Por Giordano Cimadon
Um dos costumes mais populares da celebração da Páscoa é presentear os amigos e familiares com ovos, especialmente ovos de chocolate que são entregues às crianças pelo coelho de Páscoa. Afinal de contas, se a Páscoa é uma festa cristã, e os ovos são elementos simbólicos provenientes das religiões pagãs, os ovos de Páscoa são pagãos ou cristãos?
É bem provável que as celebrações de Páscoa tenham absorvido os ovos por causa da Quaresma. Assim como outros tipos de alimento, o consumo de ovos era proibido durante a Quaresma. O estoque destes alimentos era consumido antes da Quarta-feira de Cinzas, data que até hoje dá início ao período de jejum e penitência.
Durante toda a Quaresma, as galinhas não paravam de botar ovos, resultando num grande estoque que deveria ser consumido com rapidez para que não estragasse. Como a Quaresma termina na Quinta-feira Santa, três dias antes do Domingo de Páscoa, os ovos se tornaram elementos abundantes durante a festividade que celebra a Ressurreição de Jesus.
Além deste evento econômico, existem lendas na tradição cristã que buscam incorporar os ovos de Páscoa ao Cristianismo, especialmente ao Cristianismo Oriental. Uma delas afirma que Maria Madalena trazia ovos cozidos para repartir com outras mulheres que estavam próximas à tumba de Jesus, e os ovos, que representariam a pedra que fecha o túmulo, ficaram vermelhos quando as mulheres viram Jesus ressuscitado.
Outra lenda conta que Maria Madalena, em seus esforços para divulgar o Evangelho, fez uma visita ao Imperador de Roma e o saudou dizendo “o Cristo ressuscitou”. Ao ouvir tal saudação que lhe pareceu absurda, o Imperador apontou para um ovo que estava sobre a mesa e disse ”o Cristo ressuscitou tanto quanto este ovo é vermelho”. Imediatamente o ovo ficou milagrosamente tingido de vermelho sangue.
É evidente que tais lendas não são aceitas por todos, e mesmo aceitando que os ovos façam parte da tradição cristã, não é possível descartar tantas evidências de que em tempos anteriores ao Cristianismo os ovos já eram usados para representar a mensagem central da Páscoa, a passagem da morte para a vida, na forma da Ressurreição de Jesus.

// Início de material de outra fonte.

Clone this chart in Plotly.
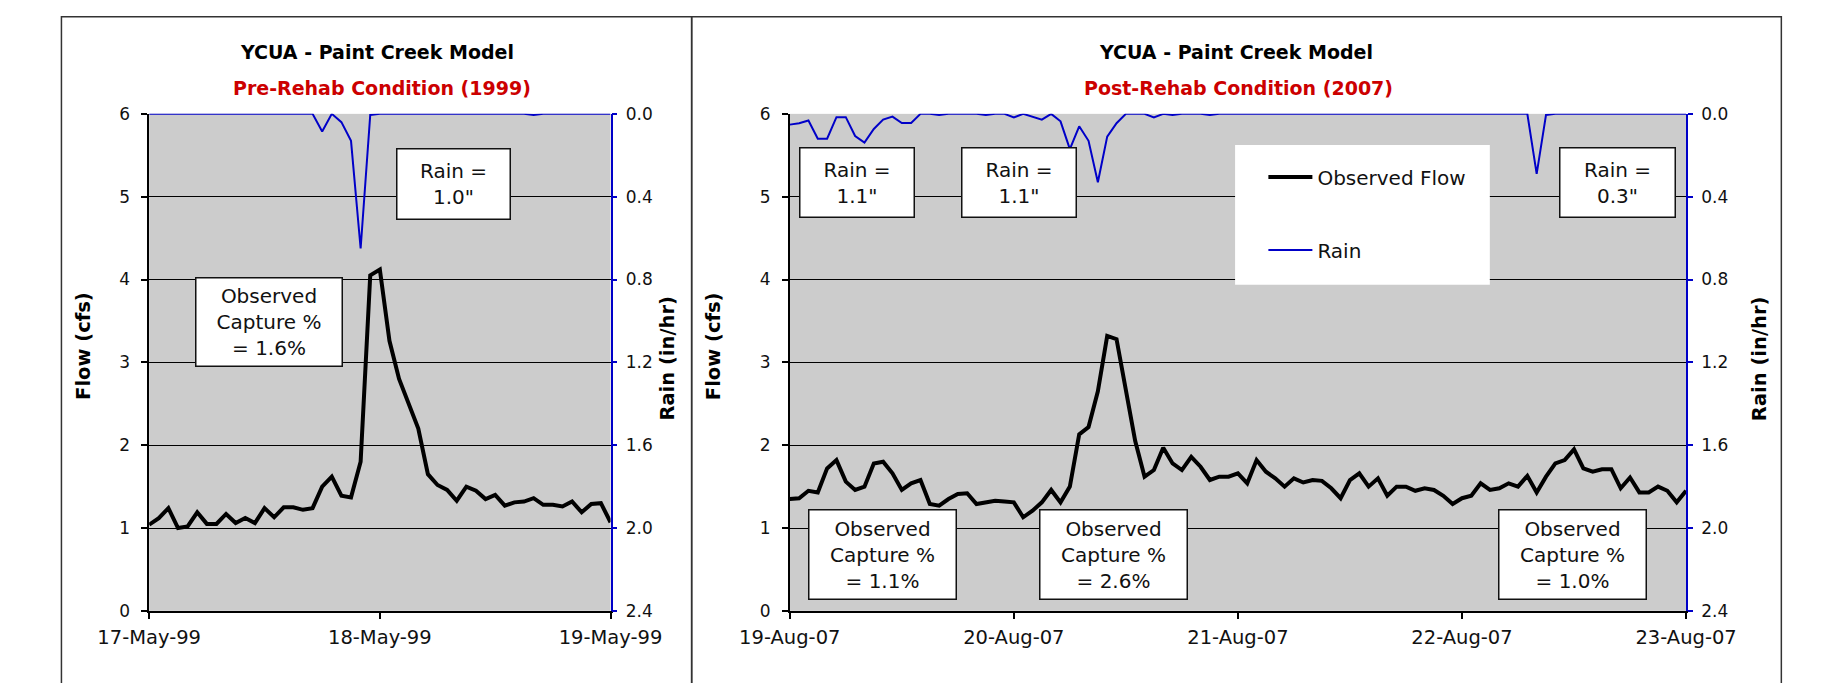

Ao longo de pelo menos 3000 anos, na Pérsia, ovos são pintados como forma de celebrar o Noruz, a festa tradicional que celebra o Ano Novo do calendário persa. No Irã, ovos coloridos são colocados à mesa de jantar durante o Noruz, e a mãe come um ovo cozido para cada filho. A palavra Noruz significa “novo dia” em persa, numa clara referência ao equinócio da primavera, quando os dias passam a se tornar gradativamente mais longos, no hemisfério norte.
Por outro lado, não só os ovos, mas também o coelho, são elementos simbólicos encontrados nas festividades da deusa germânica da fertilidade Eostre, cujo nome é equivalente ao do mês de abril, quando geralmente acontecem as celebrações de Páscoa. Eostre é a deusa da aurora e da fertilidade, e assim como com o Noruz, é evidente a sua associação com a primavera.
Não é nenhuma novidade que, assim como a maioria das festas cristãs, a Páscoa também foi enriquecida com características e costumes originárias de outras tradições. Aliás, a própria figura redentora e ressuscitada de Jesus, o aspecto virginal de Maria e muitos dos dogmas cristãos foram importados de outras culturas.
Entender que a celebração da Páscoa é sincrética e não puramente cristã, serve para compreender de forma definitiva que as religiões que nascem incorporam os simbolismos das religiões precedentes. E isso convida à reflexão sobre a universalidade daquilo que inspira a religiosidade humana, que é a ânsia da alma pela experiência gnóstica.